After all, I have spent this week in an idyllic New Hampshire setting, teaching and exploring biblical Psalms with a group ranging in age from octogenarians to twenty-somethings, amid a retreat full of families and friends, veteran attendees and newcomers, full of song and amity, inclusiveness and wholesome sensibilities, and what could be wrong with the world?
I don’t feel like writing a politically charged piece. But, on the one hand, here comes this week’s double barrel Torah-reading, with vengeance and extirpation, instructions for conquest and dispossession:
In the first of this week’s readings, it is not enough for Moses and for God that the Israelites slay every adult male Midianite in retribution for that nation’s hostility and take the women and children of the Midianites captive (Numbers 31:9), but Moses rebukes the people for sparing the women and children and commands them to “slay every male among the children, and slay also every woman who has known a man” (Numbers 31:17), one of the most horrifying moments in our ancient narrative. And in the second of the week’s paired portions, the Israelites, still wandering toward Canaan, are warned about the people they will find inhabiting their ancestral, promised country, “If you do not dispossess the inhabitants of the land, those whom you allow to remain shall be stings in your eyes and thorns in your sides, and they shall harass you in the land in which you live, so that it will come to pass that I [God] do to you what I set out to do to them” (Numbers 33:55).

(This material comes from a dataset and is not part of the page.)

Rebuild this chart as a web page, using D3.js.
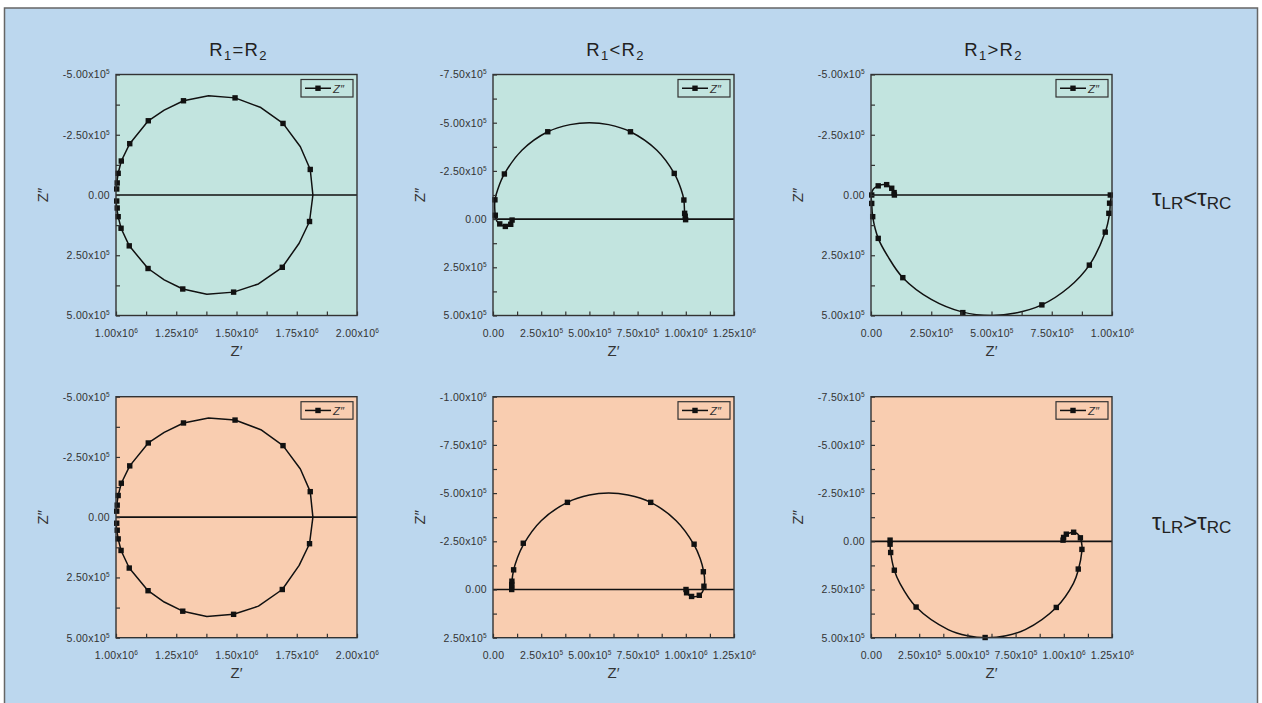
<!DOCTYPE html>
<html><head><meta charset="utf-8">
<script src="https://cdn.jsdelivr.net/npm/d3@7"></script>
<style>
body{margin:0;background:#fff}
svg{display:block}
text{font-family:"Liberation Sans",Arial,Helvetica,sans-serif}
</style>
</head><body>
<svg id="chart" width="1262" height="703"></svg>
<script>
// ---------------- DATA ----------------
// column titles / row labels: [text, isSubscript]
const colTitles = [
  [["R",0],["1",1],["=",0],["R",0],["2",1]],
  [["R",0],["1",1],["<",0],["R",0],["2",1]],
  [["R",0],["1",1],[">",0],["R",0],["2",1]]
];
const rowLabels = [
  [["τ",0],["LR",1],["<",0],["τ",0],["RC",1]],
  [["τ",0],["LR",1],[">",0],["τ",0],["RC",1]]
];
const seriesName = "Z″";
const xTitle = "Z′";
const yTitle = "Z″";

// tick values
const xTicksEq   = [1.00e6, 1.25e6, 1.50e6, 1.75e6, 2.00e6];
const yTicksEq   = [-5.0e5, -2.5e5, 0, 2.5e5, 5.0e5];
const xTicksLt   = [0, 2.5e5, 5.0e5, 7.5e5, 1.00e6, 1.25e6];
const yTicksLtA  = [-7.5e5, -5.0e5, -2.5e5, 0, 2.5e5, 5.0e5];
const xTicksGtA  = [0, 2.5e5, 5.0e5, 7.5e5, 1.00e6];
const yTicksGtA  = [-5.0e5, -2.5e5, 0, 2.5e5, 5.0e5];
const yTicksLtB  = [-1.00e6, -7.5e5, -5.0e5, -2.5e5, 0, 2.5e5];
const xTicksGtB  = [0, 2.5e5, 5.0e5, 7.5e5, 1.00e6, 1.25e6];
const yTicksGtB  = [-7.5e5, -5.0e5, -2.5e5, 0, 2.5e5, 5.0e5];

// R1 = R2 (both rows): line vertices [Z', Z'']
const eqLine = [
  [1.000e6,-0.20e5],[1.003e6,-0.50e5],[1.009e6,-0.90e5],[1.022e6,-1.41e5],[1.057e6,-2.13e5],
  [1.134e6,-3.08e5],[1.200e6,-3.52e5],[1.280e6,-3.91e5],[1.384e6,-4.12e5],[1.494e6,-4.03e5],
  [1.601e6,-3.63e5],[1.693e6,-2.97e5],[1.765e6,-2.00e5],[1.806e6,-1.06e5],[1.817e6,0],
  [1.803e6,1.10e5],[1.760e6,2.00e5],[1.690e6,3.00e5],[1.591e6,3.69e5],[1.488e6,4.03e5],
  [1.377e6,4.12e5],[1.277e6,3.90e5],[1.200e6,3.52e5],[1.133e6,3.05e5],[1.055e6,2.11e5],
  [1.021e6,1.38e5],[1.009e6,0.90e5],[1.003e6,0.54e5],[1.000e6,0.20e5]
];
const eqMarks = [
  [1.003e6,-0.25e5],[1.005e6,-0.50e5],[1.009e6,-0.90e5],[1.022e6,-1.41e5],[1.057e6,-2.13e5],
  [1.134e6,-3.08e5],[1.280e6,-3.91e5],[1.494e6,-4.03e5],[1.693e6,-2.97e5],[1.806e6,-1.06e5],
  [1.803e6,1.10e5],[1.690e6,3.00e5],[1.488e6,4.03e5],[1.277e6,3.90e5],[1.133e6,3.05e5],
  [1.055e6,2.11e5],[1.021e6,1.38e5],[1.009e6,0.90e5],[1.005e6,0.54e5],[1.003e6,0.25e5]
];

// R1 < R2, tauLR < tauRC
const ltALine = [
  [1.000e6,0],[0.997e6,-0.15e5],[0.994e6,-0.30e5],[0.990e6,-0.99e5],[0.975e6,-1.56e5],
  [0.940e6,-2.37e5],[0.850e6,-3.57e5],[0.713e6,-4.53e5],[0.600e6,-4.90e5],[0.500e6,-5.00e5],
  [0.400e6,-4.90e5],[0.284e6,-4.53e5],[0.150e6,-3.57e5],[0.059e6,-2.34e5],[0.025e6,-1.55e5],
  [0.010e6,-1.00e5],[0.009e6,-0.55e5],[0.012e6,-0.20e5],[0.020e6,0.10e5],[0.035e6,0.25e5],
  [0.064e6,0.38e5],[0.085e6,0.32e5],[0.096e6,0.18e5],[0.099e6,0.05e5],[0.100e6,0]
];
const ltAMarks = [
  [0.999e6,0.03e5],[0.997e6,-0.15e5],[0.994e6,-0.30e5],[0.990e6,-0.99e5],[0.940e6,-2.37e5],
  [0.713e6,-4.53e5],[0.284e6,-4.53e5],[0.059e6,-2.34e5],[0.010e6,-1.00e5],[0.012e6,-0.20e5],
  [0.035e6,0.25e5],[0.064e6,0.38e5],[0.092e6,0.27e5],[0.099e6,0.05e5]
];

// R1 > R2, tauLR < tauRC
const gtALine = [
  [0.998e6,-0.03e5],[0.993e6,0.34e5],[0.990e6,0.76e5],[0.972e6,1.54e5],[0.906e6,2.91e5],
  [0.820e6,3.84e5],[0.709e6,4.56e5],[0.600e6,4.90e5],[0.500e6,5.00e5],[0.381e6,4.86e5],
  [0.250e6,4.33e5],[0.132e6,3.43e5],[0.070e6,2.55e5],[0.030e6,1.80e5],[0.007e6,0.90e5],
  [0.003e6,0.35e5],[0.001e6,0],[0.010e6,-0.25e5],[0.030e6,-0.38e5],[0.060e6,-0.43e5],
  [0.086e6,-0.28e5],[0.094e6,-0.10e5],[0.097e6,0]
];
const gtAMarks = [
  [0.993e6,0],[0.990e6,0.34e5],[0.987e6,0.76e5],[0.972e6,1.54e5],[0.906e6,2.91e5],
  [0.709e6,4.56e5],[0.381e6,4.88e5],[0.132e6,3.43e5],[0.030e6,1.80e5],[0.007e6,0.90e5],
  [0.003e6,0.35e5],[0.003e6,0],[0.030e6,-0.38e5],[0.065e6,-0.43e5],[0.086e6,-0.28e5],
  [0.096e6,-0.10e5],[0.097e6,0]
];

// R1 < R2, tauLR > tauRC
const ltBLine = [
  [0.097e6,0],[0.097e6,-0.26e5],[0.098e6,-0.43e5],[0.107e6,-1.02e5],[0.125e6,-1.60e5],
  [0.157e6,-2.32e5],[0.250e6,-3.57e5],[0.386e6,-4.52e5],[0.500e6,-4.90e5],[0.600e6,-5.00e5],
  [0.700e6,-4.90e5],[0.818e6,-4.52e5],[0.950e6,-3.57e5],[1.043e6,-2.32e5],[1.075e6,-1.60e5],
  [1.093e6,-0.92e5],[1.098e6,-0.40e5],[1.094e6,-0.10e5],[1.085e6,0.15e5],[1.070e6,0.30e5],
  [1.045e6,0.38e5],[1.030e6,0.36e5],[1.012e6,0.25e5],[1.004e6,0.15e5],[1.001e6,0]
];
const ltBMarks = [
  [0.097e6,0],[0.097e6,-0.13e5],[0.097e6,-0.26e5],[0.098e6,-0.43e5],[0.107e6,-1.02e5],
  [0.157e6,-2.40e5],[0.386e6,-4.52e5],[0.818e6,-4.52e5],[1.043e6,-2.35e5],[1.091e6,-0.92e5],
  [1.094e6,-0.17e5],[1.070e6,0.30e5],[1.030e6,0.36e5],[1.004e6,0.17e5],[1.001e6,0]
];

// R1 > R2, tauLR > tauRC
const gtBLine = [
  [0.099e6,-0.06e5],[0.099e6,0.15e5],[0.102e6,0.58e5],[0.121e6,1.50e5],[0.150e6,2.18e5],
  [0.234e6,3.41e5],[0.400e6,4.58e5],[0.500e6,4.90e5],[0.600e6,5.00e5],[0.700e6,4.90e5],
  [0.800e6,4.58e5],[0.961e6,3.43e5],[1.050e6,2.18e5],[1.075e6,1.50e5],[1.094e6,0.50e5],
  [1.094e6,0.20e5],[1.086e6,-0.18e5],[1.070e6,-0.40e5],[1.051e6,-0.47e5],[1.030e6,-0.43e5],
  [1.013e6,-0.33e5],[0.999e6,-0.18e5],[0.996e6,-0.06e5]
];
const gtBMarks = [
  [0.099e6,-0.06e5],[0.099e6,0.15e5],[0.102e6,0.58e5],[0.121e6,1.50e5],[0.234e6,3.41e5],
  [0.592e6,4.99e5],[0.961e6,3.43e5],[1.075e6,1.44e5],[1.094e6,0.42e5],[1.086e6,-0.18e5],
  [1.051e6,-0.47e5],[1.013e6,-0.37e5],[0.999e6,-0.20e5],[0.996e6,-0.06e5]
];

// ---------------- LAYOUT / STYLE ----------------
const colX = [116, 493, 871];
const rowY = [74.5, 396.7];
const PW = 241, PH = 241;
const bgBlue = "#bcd7ee", bgGreen = "#c2e4df", bgOrange = "#f9cdb0";
const ink = "#111", frameCol = "#333", textCol = "#333";

const panels = [
  {r:0,c:0,xDom:[1e6,2e6],   yDom:[-5e5,5e5],   xT:xTicksEq, yT:yTicksEq,  line:eqLine, marks:eqMarks, lin:true},
  {r:0,c:1,xDom:[0,1.25e6],  yDom:[-7.5e5,5e5], xT:xTicksLt, yT:yTicksLtA, line:ltALine, marks:ltAMarks},
  {r:0,c:2,xDom:[0,1e6],     yDom:[-5e5,5e5],   xT:xTicksGtA, yT:yTicksGtA, line:gtALine, marks:gtAMarks},
  {r:1,c:0,xDom:[1e6,2e6],   yDom:[-5e5,5e5],   xT:xTicksEq, yT:yTicksEq,  line:eqLine, marks:eqMarks, lin:true},
  {r:1,c:1,xDom:[0,1.25e6],  yDom:[-1e6,2.5e5], xT:xTicksLt, yT:yTicksLtB, line:ltBLine, marks:ltBMarks},
  {r:1,c:2,xDom:[0,1.25e6],  yDom:[-7.5e5,5e5], xT:xTicksGtB, yT:yTicksGtB, line:gtBLine, marks:gtBMarks}
];

const svg = d3.select("#chart");
svg.append("rect").attr("x",4.5).attr("y",8).attr("width",1253).attr("height",705)
  .attr("fill",bgBlue).attr("stroke","#666").attr("stroke-width",1.5);

function withMids(t){
  const out = t.slice();
  for (let i=0;i<t.length-1;i++) out.push((t[i]+t[i+1])/2);
  return out;
}
function fmtParts(v){
  if (v === 0) return ["0.00", null];
  const e = Math.floor(Math.log10(Math.abs(v)) + 1e-9);
  const m = v/Math.pow(10,e);
  return [m.toFixed(2)+"x10", String(e)];
}
function styleTickText(sel, majors){
  sel.selectAll(".tick text").each(function(d){
    const t = d3.select(this);
    t.text(null);
    if (!majors.some(m => Math.abs(m-d) < 1)) return;
    const [m,e] = fmtParts(d);
    t.append("tspan").text(m);
    if (e !== null) t.append("tspan").attr("font-size",6.5).attr("dy",-4).text(e);
  });
  sel.selectAll(".tick text").attr("fill",textCol).attr("font-size",10.5)
     .attr("letter-spacing",0.3).attr("font-family",'"Liberation Sans",Arial,sans-serif');
  sel.selectAll(".tick line").attr("stroke",frameCol).attr("stroke-width",1.2);
  sel.select(".domain").remove();
}
function richText(g, parts, big, small, shift){
  parts.forEach(([s,sub],i) => {
    const ts = g.append("tspan").text(s).attr("font-size", sub ? small : big);
    const prevSub = i>0 && parts[i-1][1];
    if (sub && !prevSub) ts.attr("dy", shift);
    else if (!sub && prevSub) ts.attr("dy", -shift);
  });
}

panels.forEach((p,i) => {
  const x0 = colX[p.c], y0 = rowY[p.r];
  const g = svg.append("g").attr("transform",`translate(${x0},${y0})`);
  const x = d3.scaleLinear().domain(p.xDom).range([0,PW]);
  const y = d3.scaleLinear().domain(p.yDom).range([0,PH]);

  const clipId = "clip"+i;
  g.append("clipPath").attr("id",clipId).append("rect").attr("width",PW).attr("height",PH);

  g.append("rect").attr("width",PW).attr("height",PH).attr("fill", p.r===0 ? bgGreen : bgOrange);

  // zero line
  g.append("line").attr("x1",0).attr("x2",PW).attr("y1",y(0)).attr("y2",y(0))
    .attr("stroke",ink).attr("stroke-width",1.7);

  const lineGen = d3.line().x(d=>x(d[0])).y(d=>y(d[1]))
    .curve(p.lin ? d3.curveLinear : d3.curveCatmullRom.alpha(0.5));
  g.append("path").datum(p.line).attr("d",lineGen).attr("fill","none")
    .attr("stroke",ink).attr("stroke-width",1.5).attr("stroke-linejoin","round")
    .attr("clip-path",`url(#${clipId})`);

  const ms = 5.4;
  g.selectAll("rect.m").data(p.marks).join("rect").attr("class","m")
    .attr("x",d=>x(d[0])-ms/2).attr("y",d=>y(d[1])-ms/2)
    .attr("width",ms).attr("height",ms).attr("fill",ink);

  // axes
  const xa = g.append("g").attr("transform",`translate(0,${PH})`)
    .call(d3.axisBottom(x).tickValues(withMids(p.xT)).tickSizeInner(-4).tickSizeOuter(0).tickPadding(14));
  styleTickText(xa, p.xT);
  const ya = g.append("g")
    .call(d3.axisLeft(y).tickValues(withMids(p.yT)).tickSizeInner(-4).tickSizeOuter(0).tickPadding(6));
  styleTickText(ya, p.yT);

  // frame
  g.append("rect").attr("width",PW).attr("height",PH).attr("fill","none")
    .attr("stroke",frameCol).attr("stroke-width",1.4);

  // legend
  const lg = g.append("g").attr("transform",`translate(${PW-56},5)`);
  lg.append("rect").attr("width",52).attr("height",17.5)
    .attr("fill", p.r===0 ? bgGreen : bgOrange).attr("stroke",frameCol).attr("stroke-width",1.2);
  lg.append("line").attr("x1",4).attr("x2",30).attr("y1",8.75).attr("y2",8.75)
    .attr("stroke",ink).attr("stroke-width",1.5);
  lg.append("rect").attr("x",17-2.7).attr("y",8.75-2.7).attr("width",5.4).attr("height",5.4).attr("fill",ink);
  lg.append("text").attr("x",32).attr("y",13).attr("font-size",11.5).attr("fill",textCol)
    .attr("font-style","italic").text(seriesName);

  // axis titles
  g.append("text").attr("x",PW/2).attr("y",PH+40.5).attr("text-anchor","middle")
    .attr("font-size",15).attr("fill",textCol).text(xTitle);
  g.append("text").attr("transform",`translate(-68,${PH/2}) rotate(-90)`)
    .attr("text-anchor","middle").attr("font-size",15).attr("fill",textCol).text(yTitle);

  if (p.r === 0) {
    const t = g.append("text").attr("x",PW/2+2).attr("y",-18.5).attr("text-anchor","middle")
      .attr("fill","#222").attr("letter-spacing",1.3);
    richText(t, colTitles[p.c], 18.5, 13, 3.5);
  }
});

// row labels
[205.5, 529.5].forEach((by,i) => {
  const t = svg.append("text").attr("x",1152).attr("y",by).attr("fill","#222");
  richText(t, rowLabels[i], 24, 17, 3.5);
});
</script>
</body></html>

On the one hand there is that, and it comes just as we start the Hebrew month in which we commemorate the ancient destructions, twice over, of Jerusalem, by Babylonia and by Rome. And on the other hand there is a headline and a story that has irked me all week long, as it has popped up again and again in various digital news-feeds, from the realm of movies and popular culture:
“Social Justice Warriors Loved ‘Wonder Woman’ Star, Until They Learned This About Her” goes one version – ‘This’ being that Gal Gadot is an Israeli who has served in her country’s military. “Superstar in the making Gal Gadot has now come under fire,” says one news outlet among many fanning up the flames, “after she revealed that not only is she Israeli, she’s proud of that fact.”
What I detest in the tweets and posts behind these stories is the effort to criminalize the Israeli movie star’s nationality itself. This is an aim especially salient in a week when the Palestinian Authority, reportedly, is gearing up to mount a lawsuit against the United Kingdom over the 1917 Balfour Declaration.
The Balfour Declaration, to remember, was a British policy paper that opened the way toward the creation of the modern State of Israel, and toward a two state Arab and Jewish paradigm for the geographical area that, before being a Mandate of the United Kingdom, had been a Sanjak of the Turkish Ottoman Empire, a district of the Umayyad and Abassid Caliphates, a province of the Byzantine Empire, a territory under direct administration of the Roman Senate, a Jewish dominion in revolt against Rome, a vassal Tetrarchy ruled by Herod the Great and his successors, a kingdom of Levitical Priest-Monarchs, a bone of contention between the Seleucid and Ptolemaic heirs to Alexander’s empire, a satrapy of the Persian Empire in which Jews were allowed to rebuild their ancient Temple of Solomon, which had been destroyed in that place by Nebuchadnezzar of Babylonia, long after Assyria had overrun Israel’s northern tribes – and that’s grossly to simplify the timeline.
Most distasteful is the apparent conceit of purity with which Gadot is vilified for being Israeli by Anglos living in, for example, my own home city of Toronto (an Iroquois name for a place where that nation displaced the Wyandot people and were run out by the Mississauga, in turn to be overrun by Europeans) and the place where I live now, Massachusetts (Wampanoag, Narragansett, Nipmuc, Pocomtuc, Mahican, and Massachusett).
I am not saying that one history of displacement renders another unproblematic. I am also not excusing far right wing factions in Israel for invoking biblical chapters like Numbers 31 and 33 as some kind of divine carte blanche for holding the entire modern state, with all its pluralistic promise, hostage to an apocalyptic vision of totally restoring King David’s ancient realm.
What I am saying is that peacemaking is done among the peoples who are in a place when the resolve to make peace rises – usually after a long history of multiple narrative threads. I have admired heroic peacemaking endeavors in our times. And it is difficult to imagine that a more widespread and true willingness among her neighbors to countenance the existence of an Israel would not have made it very hard, if not impossible, long since, for zero sum extremists to prevail over pluralists, as perennially and increasingly is a hazard in Israel’s and the region’s politics.
For those who treasure ancient heritage, there is more than enough grist to keep the mills of ages-old tribal blood feud running ad infinitum. But we must do better than that, our neighbors and we all – we must learn to treasure and transcend, strengthening pride and integrity in who we are with faith that ancient heritage is meant to inspire and impel us forward, to do even better than we have managed and envisioned before.